* THE PROBLEM: Make an exact copy of the lines, leaving the pictures out.

* DATA SECTION:
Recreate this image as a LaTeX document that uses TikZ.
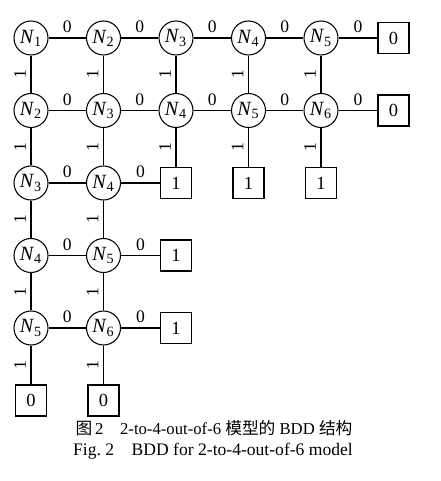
\documentclass[tikz,border=0pt]{standalone}
\usepackage{fontspec}
\setmainfont{Liberation Serif}
\newfontfamily\cjk{Noto Sans CJK SC}
\usetikzlibrary{positioning}
\tikzset{
	node distance=1.45cm, % spacing of the grid, centre to centre
	var/.style={circle, draw, line width=0.6pt, minimum size=0.68cm, inner sep=0pt, font=\fontsize{11.5}{13}\selectfont}, % a variable node
	leaf/.style={rectangle, draw, line width=0.6pt, minimum size=0.62cm, inner sep=0pt, font=\fontsize{10.5}{12}\selectfont}, % terminal 0 / 1
	zero/.style={above, inner sep=2.5pt, font=\fontsize{10}{11}\selectfont}, % label of the 0-branch
	one/.style={xshift=-0.22cm, rotate=90, inner sep=0pt, font=\fontsize{10}{11}\selectfont}, % label of the 1-branch
	every edge/.style={draw, line width=0.6pt},
}
\newcommand{\Nv}[1]{\textit{N}\textsubscript{#1}}

\begin{document}
\begin{tikzpicture}[on grid]
	\useasboundingbox (-0.62,0.76) rectangle (8.18,-8.86);
	% first row
	\node[var] (N1) {\Nv{1}};
	\node[var, right=of N1] (N2) {\Nv{2}};
	\node[var, right=of N2] (N3) {\Nv{3}};
	\node[var, right=of N3] (N4) {\Nv{4}};
	\node[var, right=of N4] (N5) {\Nv{5}};
	\node[leaf, right=of N5] (Zero1) {0};
	% second row
	\node[var, below=of N1] (N2b) {\Nv{2}};
	\node[var, below=of N2] (N3b) {\Nv{3}};
	\node[var, below=of N3] (N4b) {\Nv{4}};
	\node[var, below=of N4] (N5b) {\Nv{5}};
	\node[var, below=of N5] (N6b) {\Nv{6}};
	\node[leaf, below=of Zero1] (Zero2) {0};
	% third row
	\node[var, below=of N2b] (N3c) {\Nv{3}};
	\node[var, below=of N3b] (N4c) {\Nv{4}};
	\node[leaf, below=of N4b] (One1) {1};
	\node[leaf, below=of N5b] (One2) {1};
	\node[leaf, below=of N6b] (One3) {1};
	% fourth and fifth row
	\node[var, below=of N3c] (N4d) {\Nv{4}};
	\node[var, below=of N4c] (N5d) {\Nv{5}};
	\node[leaf, below=of One1] (One4) {1};
	\node[var, below=of N4d] (N5e) {\Nv{5}};
	\node[var, below=of N5d] (N6e) {\Nv{6}};
	\node[leaf, below=of One4] (One5) {1};
	% last row
	\node[leaf, below=of N5e] (Zero3) {0};
	\node[leaf, below=of N6e] (Zero4) {0};

	%% 0-branches
	\draw (N1) edge node[zero]{0} (N2);
	\draw (N2) edge node[zero]{0} (N3);
	\draw (N3) edge node[zero]{0} (N4);
	\draw (N4) edge node[zero]{0} (N5);
	\draw (N5) edge node[zero]{0} (Zero1);
	\draw (N2b) edge node[zero]{0} (N3b);
	\draw (N3b) edge node[zero]{0} (N4b);
	\draw (N4b) edge node[zero]{0} (N5b);
	\draw (N5b) edge node[zero]{0} (N6b);
	\draw (N6b) edge node[zero]{0} (Zero2);
	\draw (N3c) edge node[zero]{0} (N4c);
	\draw (N4c) edge node[zero]{0} (One1);
	\draw (N4d) edge node[zero]{0} (N5d);
	\draw (N5d) edge node[zero]{0} (One4);
	\draw (N5e) edge node[zero]{0} (N6e);
	\draw (N6e) edge node[zero]{0} (One5);

	%% 1-branches
	\draw (N1) edge node[one]{1} (N2b);
	\draw (N2) edge node[one]{1} (N3b);
	\draw (N3) edge node[one]{1} (N4b);
	\draw (N4) edge node[one]{1} (N5b);
	\draw (N5) edge node[one]{1} (N6b);
	\draw (N2b) edge node[one]{1} (N3c);
	\draw (N3b) edge node[one]{1} (N4c);
	\draw (N4b) edge node[one]{1} (One1);
	\draw (N5b) edge node[one]{1} (One2);
	\draw (N6b) edge node[one]{1} (One3);
	\draw (N3c) edge node[one]{1} (N4d);
	\draw (N4c) edge node[one]{1} (N5d);
	\draw (N4d) edge node[one]{1} (N5e);
	\draw (N5d) edge node[one]{1} (N6e);
	\draw (N5e) edge node[one]{1} (Zero3);
	\draw (N6e) edge node[one]{1} (Zero4);

	% caption
	\node[font=\fontsize{9.5}{11}\selectfont] (Cap1) at (3.66,-7.8) {{\cjk 图}\,2\quad 2-to-4-out-of-6 {\cjk 模型的} BDD {\cjk 结构}};
	\node[font=\fontsize{10}{12}\selectfont] (Cap2) at (3.64,-8.26) {Fig.~2\quad BDD for 2-to-4-out-of-6 model};
\end{tikzpicture}
\end{document}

* ANSWER BELOW:
Recreate this image as a LaTeX document that uses TikZ.
\documentclass[tikz,border=0pt]{standalone}
\usepackage{fontspec}
\setmainfont{Liberation Serif}
\newfontfamily\cjk{Noto Sans CJK SC}
\usetikzlibrary{positioning}
\tikzset{
	node distance=1.45cm, % spacing of the grid, centre to centre
	var/.style={circle, draw, line width=0.6pt, minimum size=0.68cm, inner sep=0pt, font=\fontsize{11.5}{13}\selectfont}, % a variable node
	leaf/.style={rectangle, draw, line width=0.6pt, minimum size=0.62cm, inner sep=0pt, font=\fontsize{10.5}{12}\selectfont}, % terminal 0 / 1
	zero/.style={above, inner sep=2.5pt, font=\fontsize{10}{11}\selectfont}, % label of the 0-branch
	one/.style={xshift=-0.22cm, rotate=90, inner sep=0pt, font=\fontsize{10}{11}\selectfont}, % label of the 1-branch
	every edge/.style={draw, line width=0.6pt},
}
\newcommand{\Nv}[1]{\textit{N}\textsubscript{#1}}

\begin{document}
\begin{tikzpicture}[on grid]
	\useasboundingbox (-0.62,0.76) rectangle (8.18,-8.86);
	% first row
	\node[var] (N1) {\Nv{1}};
	\node[var, right=of N1] (N2) {\Nv{2}};
	\node[var, right=of N2] (N3) {\Nv{3}};
	\node[var, right=of N3] (N4) {\Nv{4}};
	\node[var, right=of N4] (N5) {\Nv{5}};
	\node[leaf, right=of N5] (Zero1) {0};
	% second row
	\node[var, below=of N1] (N2b) {\Nv{2}};
	\node[var, below=of N2] (N3b) {\Nv{3}};
	\node[var, below=of N3] (N4b) {\Nv{4}};
	\node[var, below=of N4] (N5b) {\Nv{5}};
	\node[var, below=of N5] (N6b) {\Nv{6}};
	\node[leaf, below=of Zero1] (Zero2) {0};
	% third row
	\node[var, below=of N2b] (N3c) {\Nv{3}};
	\node[var, below=of N3b] (N4c) {\Nv{4}};
	\node[leaf, below=of N4b] (One1) {1};
	\node[leaf, below=of N5b] (One2) {1};
	\node[leaf, below=of N6b] (One3) {1};
	% fourth and fifth row
	\node[var, below=of N3c] (N4d) {\Nv{4}};
	\node[var, below=of N4c] (N5d) {\Nv{5}};
	\node[leaf, below=of One1] (One4) {1};
	\node[var, below=of N4d] (N5e) {\Nv{5}};
	\node[var, below=of N5d] (N6e) {\Nv{6}};
	\node[leaf, below=of One4] (One5) {1};
	% last row
	\node[leaf, below=of N5e] (Zero3) {0};
	\node[leaf, below=of N6e] (Zero4) {0};

	%% 0-branches
	\draw (N1) edge node[zero]{0} (N2);
	\draw (N2) edge node[zero]{0} (N3);
	\draw (N3) edge node[zero]{0} (N4);
	\draw (N4) edge node[zero]{0} (N5);
	\draw (N5) edge node[zero]{0} (Zero1);
	\draw (N2b) edge node[zero]{0} (N3b);
	\draw (N3b) edge node[zero]{0} (N4b);
	\draw (N4b) edge node[zero]{0} (N5b);
	\draw (N5b) edge node[zero]{0} (N6b);
	\draw (N6b) edge node[zero]{0} (Zero2);
	\draw (N3c) edge node[zero]{0} (N4c);
	\draw (N4c) edge node[zero]{0} (One1);
	\draw (N4d) edge node[zero]{0} (N5d);
	\draw (N5d) edge node[zero]{0} (One4);
	\draw (N5e) edge node[zero]{0} (N6e);
	\draw (N6e) edge node[zero]{0} (One5);

	%% 1-branches
	\draw (N1) edge node[one]{1} (N2b);
	\draw (N2) edge node[one]{1} (N3b);
	\draw (N3) edge node[one]{1} (N4b);
	\draw (N4) edge node[one]{1} (N5b);
	\draw (N5) edge node[one]{1} (N6b);
	\draw (N2b) edge node[one]{1} (N3c);
	\draw (N3b) edge node[one]{1} (N4c);
	\draw (N4b) edge node[one]{1} (One1);
	\draw (N5b) edge node[one]{1} (One2);
	\draw (N6b) edge node[one]{1} (One3);
	\draw (N3c) edge node[one]{1} (N4d);
	\draw (N4c) edge node[one]{1} (N5d);
	\draw (N4d) edge node[one]{1} (N5e);
	\draw (N5d) edge node[one]{1} (N6e);
	\draw (N5e) edge node[one]{1} (Zero3);
	\draw (N6e) edge node[one]{1} (Zero4);

	% caption
	\node[font=\fontsize{9.5}{11}\selectfont] (Cap1) at (3.66,-7.8) {{\cjk 图}\,2\quad 2-to-4-out-of-6 {\cjk 模型的} BDD {\cjk 结构}};
	\node[font=\fontsize{10}{12}\selectfont] (Cap2) at (3.64,-8.26) {Fig.~2\quad BDD for 2-to-4-out-of-6 model};
\end{tikzpicture}
\end{document}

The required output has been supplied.